> _Source code of charts_:
>>>>>
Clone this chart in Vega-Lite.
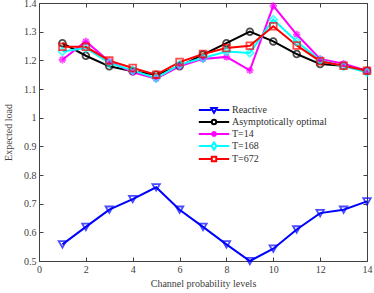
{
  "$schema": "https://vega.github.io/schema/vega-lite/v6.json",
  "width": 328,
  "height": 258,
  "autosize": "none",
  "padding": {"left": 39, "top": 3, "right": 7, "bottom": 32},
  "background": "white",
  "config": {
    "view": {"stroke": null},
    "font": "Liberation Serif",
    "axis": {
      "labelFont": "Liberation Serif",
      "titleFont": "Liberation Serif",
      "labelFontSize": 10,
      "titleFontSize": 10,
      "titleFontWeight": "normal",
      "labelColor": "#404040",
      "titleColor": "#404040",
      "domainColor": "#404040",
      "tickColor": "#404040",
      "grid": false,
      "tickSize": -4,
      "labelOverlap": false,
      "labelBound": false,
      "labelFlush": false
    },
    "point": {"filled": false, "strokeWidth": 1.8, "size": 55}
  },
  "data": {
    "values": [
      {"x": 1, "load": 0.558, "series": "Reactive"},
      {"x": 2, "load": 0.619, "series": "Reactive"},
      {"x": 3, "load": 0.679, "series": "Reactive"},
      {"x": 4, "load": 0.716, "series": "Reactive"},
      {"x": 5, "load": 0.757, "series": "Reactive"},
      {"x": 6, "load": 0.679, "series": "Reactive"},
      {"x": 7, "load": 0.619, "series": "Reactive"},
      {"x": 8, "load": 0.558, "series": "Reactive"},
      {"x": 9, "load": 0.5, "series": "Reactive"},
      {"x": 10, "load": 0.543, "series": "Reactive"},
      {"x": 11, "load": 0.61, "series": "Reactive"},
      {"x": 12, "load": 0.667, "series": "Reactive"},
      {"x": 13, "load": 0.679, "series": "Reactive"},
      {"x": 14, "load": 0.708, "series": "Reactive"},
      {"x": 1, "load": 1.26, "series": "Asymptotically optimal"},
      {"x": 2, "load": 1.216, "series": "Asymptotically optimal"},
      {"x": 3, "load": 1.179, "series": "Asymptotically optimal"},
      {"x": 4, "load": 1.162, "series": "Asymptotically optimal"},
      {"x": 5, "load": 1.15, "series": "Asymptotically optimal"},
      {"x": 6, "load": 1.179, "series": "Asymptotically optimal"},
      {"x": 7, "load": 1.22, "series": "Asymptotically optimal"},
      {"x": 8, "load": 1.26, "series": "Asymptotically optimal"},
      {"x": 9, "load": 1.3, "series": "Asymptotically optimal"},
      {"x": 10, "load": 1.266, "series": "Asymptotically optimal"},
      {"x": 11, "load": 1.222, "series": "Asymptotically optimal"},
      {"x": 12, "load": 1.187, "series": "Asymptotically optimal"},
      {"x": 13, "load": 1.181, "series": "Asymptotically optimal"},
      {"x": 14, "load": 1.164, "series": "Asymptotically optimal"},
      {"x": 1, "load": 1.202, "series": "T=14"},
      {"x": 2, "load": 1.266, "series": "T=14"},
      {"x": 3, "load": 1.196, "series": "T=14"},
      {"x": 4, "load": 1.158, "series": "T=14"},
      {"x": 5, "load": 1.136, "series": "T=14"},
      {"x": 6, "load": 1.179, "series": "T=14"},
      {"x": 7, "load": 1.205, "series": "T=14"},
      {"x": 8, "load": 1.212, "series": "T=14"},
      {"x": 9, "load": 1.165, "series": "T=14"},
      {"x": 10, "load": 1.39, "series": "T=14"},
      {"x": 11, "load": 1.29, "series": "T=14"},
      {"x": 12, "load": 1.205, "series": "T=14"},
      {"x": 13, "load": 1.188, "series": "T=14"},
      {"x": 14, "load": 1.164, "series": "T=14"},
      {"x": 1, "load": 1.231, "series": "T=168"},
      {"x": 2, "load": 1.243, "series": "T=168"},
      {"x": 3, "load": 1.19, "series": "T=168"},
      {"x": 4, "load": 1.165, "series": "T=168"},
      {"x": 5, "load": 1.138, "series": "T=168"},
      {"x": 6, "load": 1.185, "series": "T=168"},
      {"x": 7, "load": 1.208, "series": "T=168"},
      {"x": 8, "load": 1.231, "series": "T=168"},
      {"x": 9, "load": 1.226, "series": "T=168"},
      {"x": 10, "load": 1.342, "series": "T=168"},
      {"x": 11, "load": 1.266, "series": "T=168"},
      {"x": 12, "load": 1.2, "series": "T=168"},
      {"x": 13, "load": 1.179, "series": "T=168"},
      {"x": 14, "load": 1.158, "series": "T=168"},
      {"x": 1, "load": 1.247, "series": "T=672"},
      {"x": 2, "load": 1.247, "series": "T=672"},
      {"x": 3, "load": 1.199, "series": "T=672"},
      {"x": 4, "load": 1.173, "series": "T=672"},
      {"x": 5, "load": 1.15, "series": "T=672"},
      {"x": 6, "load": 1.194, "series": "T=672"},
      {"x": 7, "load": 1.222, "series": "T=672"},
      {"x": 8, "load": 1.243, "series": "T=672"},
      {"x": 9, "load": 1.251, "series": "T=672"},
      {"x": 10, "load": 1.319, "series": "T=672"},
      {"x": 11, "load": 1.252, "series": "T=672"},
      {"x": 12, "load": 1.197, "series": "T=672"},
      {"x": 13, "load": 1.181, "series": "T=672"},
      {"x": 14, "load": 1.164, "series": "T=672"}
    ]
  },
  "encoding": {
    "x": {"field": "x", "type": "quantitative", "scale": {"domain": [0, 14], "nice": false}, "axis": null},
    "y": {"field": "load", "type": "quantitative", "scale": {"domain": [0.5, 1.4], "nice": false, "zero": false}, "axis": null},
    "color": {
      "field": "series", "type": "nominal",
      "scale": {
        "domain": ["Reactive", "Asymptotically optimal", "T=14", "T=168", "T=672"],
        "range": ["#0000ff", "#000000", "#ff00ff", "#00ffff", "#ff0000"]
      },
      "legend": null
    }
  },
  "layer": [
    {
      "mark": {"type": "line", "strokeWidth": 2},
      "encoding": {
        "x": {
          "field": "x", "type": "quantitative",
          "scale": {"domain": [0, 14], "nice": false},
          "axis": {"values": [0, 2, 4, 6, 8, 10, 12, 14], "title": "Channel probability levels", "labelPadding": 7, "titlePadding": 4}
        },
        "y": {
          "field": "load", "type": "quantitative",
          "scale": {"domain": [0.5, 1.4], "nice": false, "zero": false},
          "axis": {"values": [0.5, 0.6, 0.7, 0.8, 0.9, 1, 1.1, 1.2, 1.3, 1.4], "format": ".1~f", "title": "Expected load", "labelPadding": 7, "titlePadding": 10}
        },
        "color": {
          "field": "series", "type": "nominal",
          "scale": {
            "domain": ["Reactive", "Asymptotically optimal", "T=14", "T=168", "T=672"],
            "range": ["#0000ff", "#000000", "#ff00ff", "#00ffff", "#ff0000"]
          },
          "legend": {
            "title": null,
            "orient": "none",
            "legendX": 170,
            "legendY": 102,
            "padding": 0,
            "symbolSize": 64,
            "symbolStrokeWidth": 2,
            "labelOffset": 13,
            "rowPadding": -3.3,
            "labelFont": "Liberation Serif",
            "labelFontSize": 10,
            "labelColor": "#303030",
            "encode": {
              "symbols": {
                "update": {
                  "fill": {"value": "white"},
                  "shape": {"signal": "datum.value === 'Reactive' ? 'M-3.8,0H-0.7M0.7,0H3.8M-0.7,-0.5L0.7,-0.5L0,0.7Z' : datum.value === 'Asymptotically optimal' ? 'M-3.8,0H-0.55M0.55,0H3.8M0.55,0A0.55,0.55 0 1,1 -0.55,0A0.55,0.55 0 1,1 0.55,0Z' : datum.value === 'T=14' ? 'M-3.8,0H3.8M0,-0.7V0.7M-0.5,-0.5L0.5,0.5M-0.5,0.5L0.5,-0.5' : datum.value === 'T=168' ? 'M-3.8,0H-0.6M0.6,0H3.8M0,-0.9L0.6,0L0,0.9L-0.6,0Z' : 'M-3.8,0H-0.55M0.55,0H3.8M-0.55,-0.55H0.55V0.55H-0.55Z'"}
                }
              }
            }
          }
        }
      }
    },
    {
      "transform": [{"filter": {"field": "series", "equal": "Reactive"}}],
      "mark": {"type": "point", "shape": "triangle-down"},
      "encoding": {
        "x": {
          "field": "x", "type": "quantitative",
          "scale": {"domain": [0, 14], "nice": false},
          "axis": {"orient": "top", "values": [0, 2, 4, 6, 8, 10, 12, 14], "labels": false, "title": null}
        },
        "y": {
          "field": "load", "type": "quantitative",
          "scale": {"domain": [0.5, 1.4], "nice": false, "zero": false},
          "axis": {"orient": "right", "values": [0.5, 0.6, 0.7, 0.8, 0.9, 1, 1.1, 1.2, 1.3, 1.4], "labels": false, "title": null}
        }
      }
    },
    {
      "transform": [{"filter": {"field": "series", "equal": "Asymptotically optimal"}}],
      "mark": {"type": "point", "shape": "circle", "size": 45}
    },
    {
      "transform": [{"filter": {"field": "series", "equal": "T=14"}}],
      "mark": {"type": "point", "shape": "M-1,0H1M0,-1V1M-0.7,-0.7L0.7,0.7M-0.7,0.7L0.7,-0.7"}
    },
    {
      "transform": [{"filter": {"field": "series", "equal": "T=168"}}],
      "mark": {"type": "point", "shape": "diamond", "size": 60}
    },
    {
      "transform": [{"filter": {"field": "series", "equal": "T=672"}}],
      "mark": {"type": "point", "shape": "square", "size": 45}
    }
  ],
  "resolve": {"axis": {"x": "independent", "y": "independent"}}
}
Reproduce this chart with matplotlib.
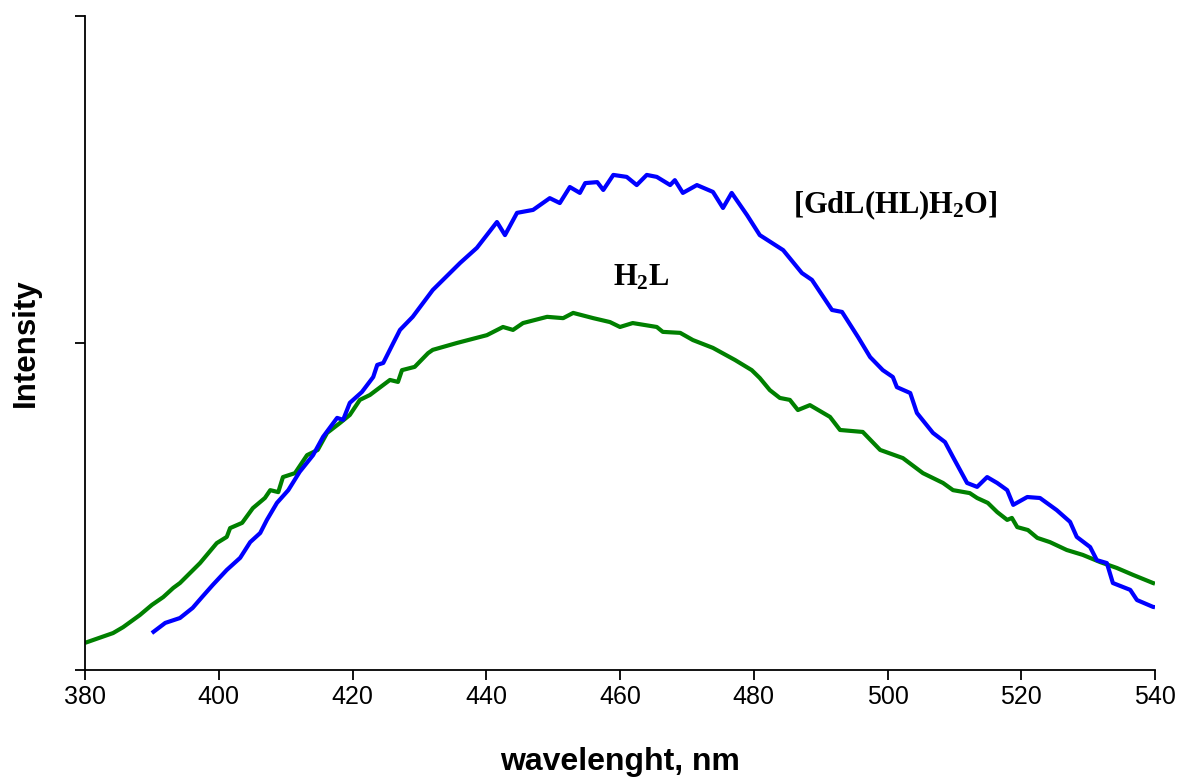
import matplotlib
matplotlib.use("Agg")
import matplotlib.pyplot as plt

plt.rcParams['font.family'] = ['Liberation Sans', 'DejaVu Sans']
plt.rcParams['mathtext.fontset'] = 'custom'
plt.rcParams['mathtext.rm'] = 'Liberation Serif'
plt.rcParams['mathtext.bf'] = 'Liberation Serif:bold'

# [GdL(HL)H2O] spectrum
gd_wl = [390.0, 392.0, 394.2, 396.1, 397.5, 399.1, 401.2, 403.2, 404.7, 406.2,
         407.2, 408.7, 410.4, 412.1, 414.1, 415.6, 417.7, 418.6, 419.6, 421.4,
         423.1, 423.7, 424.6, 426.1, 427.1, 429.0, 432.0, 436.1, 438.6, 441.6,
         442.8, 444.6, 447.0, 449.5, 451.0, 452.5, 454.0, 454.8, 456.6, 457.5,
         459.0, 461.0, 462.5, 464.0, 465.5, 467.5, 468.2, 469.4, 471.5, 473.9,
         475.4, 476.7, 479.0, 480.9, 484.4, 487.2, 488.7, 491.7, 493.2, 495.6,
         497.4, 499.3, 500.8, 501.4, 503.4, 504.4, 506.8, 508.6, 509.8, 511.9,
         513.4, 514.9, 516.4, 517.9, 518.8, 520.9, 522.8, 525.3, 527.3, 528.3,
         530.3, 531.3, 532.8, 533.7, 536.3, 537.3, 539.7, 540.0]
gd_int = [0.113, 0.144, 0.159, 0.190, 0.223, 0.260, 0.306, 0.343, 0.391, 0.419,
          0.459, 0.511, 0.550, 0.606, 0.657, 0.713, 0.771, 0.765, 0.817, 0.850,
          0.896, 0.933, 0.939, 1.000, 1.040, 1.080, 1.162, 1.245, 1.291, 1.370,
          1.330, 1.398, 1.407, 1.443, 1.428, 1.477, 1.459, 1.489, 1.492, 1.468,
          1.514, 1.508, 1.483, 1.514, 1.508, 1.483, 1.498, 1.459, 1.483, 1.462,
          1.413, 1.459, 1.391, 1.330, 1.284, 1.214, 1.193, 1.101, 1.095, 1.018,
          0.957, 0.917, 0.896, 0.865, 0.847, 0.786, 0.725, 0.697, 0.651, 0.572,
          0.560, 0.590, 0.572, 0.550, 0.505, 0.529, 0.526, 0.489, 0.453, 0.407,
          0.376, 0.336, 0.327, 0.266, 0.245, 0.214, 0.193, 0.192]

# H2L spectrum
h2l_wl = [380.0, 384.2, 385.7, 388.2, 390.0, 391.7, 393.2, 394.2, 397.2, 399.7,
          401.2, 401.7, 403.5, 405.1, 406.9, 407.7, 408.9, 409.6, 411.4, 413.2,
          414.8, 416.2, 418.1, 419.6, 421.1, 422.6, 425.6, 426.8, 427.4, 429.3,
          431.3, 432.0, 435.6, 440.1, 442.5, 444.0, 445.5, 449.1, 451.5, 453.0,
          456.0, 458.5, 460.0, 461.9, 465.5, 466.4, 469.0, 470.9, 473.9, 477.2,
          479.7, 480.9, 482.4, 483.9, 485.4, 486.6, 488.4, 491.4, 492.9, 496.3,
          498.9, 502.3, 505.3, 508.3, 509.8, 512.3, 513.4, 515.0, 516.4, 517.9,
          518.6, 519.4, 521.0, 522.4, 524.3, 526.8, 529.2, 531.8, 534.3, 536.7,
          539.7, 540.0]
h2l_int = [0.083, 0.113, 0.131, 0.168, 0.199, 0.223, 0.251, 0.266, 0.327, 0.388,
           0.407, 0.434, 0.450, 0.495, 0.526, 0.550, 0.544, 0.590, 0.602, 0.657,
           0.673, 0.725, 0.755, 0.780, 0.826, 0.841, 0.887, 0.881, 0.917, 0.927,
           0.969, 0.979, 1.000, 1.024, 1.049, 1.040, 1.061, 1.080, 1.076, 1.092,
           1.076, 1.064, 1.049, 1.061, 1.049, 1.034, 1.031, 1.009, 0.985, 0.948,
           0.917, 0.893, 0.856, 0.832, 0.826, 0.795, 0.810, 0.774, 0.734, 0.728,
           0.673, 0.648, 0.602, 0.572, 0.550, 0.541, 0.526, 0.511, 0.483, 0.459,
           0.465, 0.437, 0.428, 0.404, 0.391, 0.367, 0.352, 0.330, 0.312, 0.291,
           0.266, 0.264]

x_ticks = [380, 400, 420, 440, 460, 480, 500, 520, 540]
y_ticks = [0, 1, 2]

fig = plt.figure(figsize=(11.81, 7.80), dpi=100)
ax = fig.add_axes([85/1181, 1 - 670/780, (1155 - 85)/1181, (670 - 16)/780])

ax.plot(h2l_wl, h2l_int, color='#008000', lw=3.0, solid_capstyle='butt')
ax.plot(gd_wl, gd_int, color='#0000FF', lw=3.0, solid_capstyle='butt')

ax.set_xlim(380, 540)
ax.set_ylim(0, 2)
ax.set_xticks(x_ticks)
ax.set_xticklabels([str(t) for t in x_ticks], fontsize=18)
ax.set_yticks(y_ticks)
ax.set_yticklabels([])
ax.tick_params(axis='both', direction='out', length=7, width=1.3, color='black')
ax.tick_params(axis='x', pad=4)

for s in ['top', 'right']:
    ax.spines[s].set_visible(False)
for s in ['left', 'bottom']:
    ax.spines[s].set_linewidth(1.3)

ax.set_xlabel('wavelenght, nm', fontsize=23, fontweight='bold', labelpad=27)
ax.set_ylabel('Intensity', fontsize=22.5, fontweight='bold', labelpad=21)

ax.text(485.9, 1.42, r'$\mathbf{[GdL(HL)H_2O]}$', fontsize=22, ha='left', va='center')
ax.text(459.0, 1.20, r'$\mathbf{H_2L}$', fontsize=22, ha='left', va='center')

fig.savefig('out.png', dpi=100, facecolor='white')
<<<<<
> _Exercise requirements_: Leave the pictures out and print, exactly as written, every line from the one holding "Reproduce this chart with matplotlib." down to the one holding "plt.rcParams['mathtext.bf'] = 'Liberation", both of those included.

> _Task answer_:
Reproduce this chart with matplotlib.
import matplotlib
matplotlib.use("Agg")
import matplotlib.pyplot as plt

plt.rcParams['font.family'] = ['Liberation Sans', 'DejaVu Sans']
plt.rcParams['mathtext.fontset'] = 'custom'
plt.rcParams['mathtext.rm'] = 'Liberation Serif'
plt.rcParams['mathtext.bf'] = 'Liberation Serif:bold'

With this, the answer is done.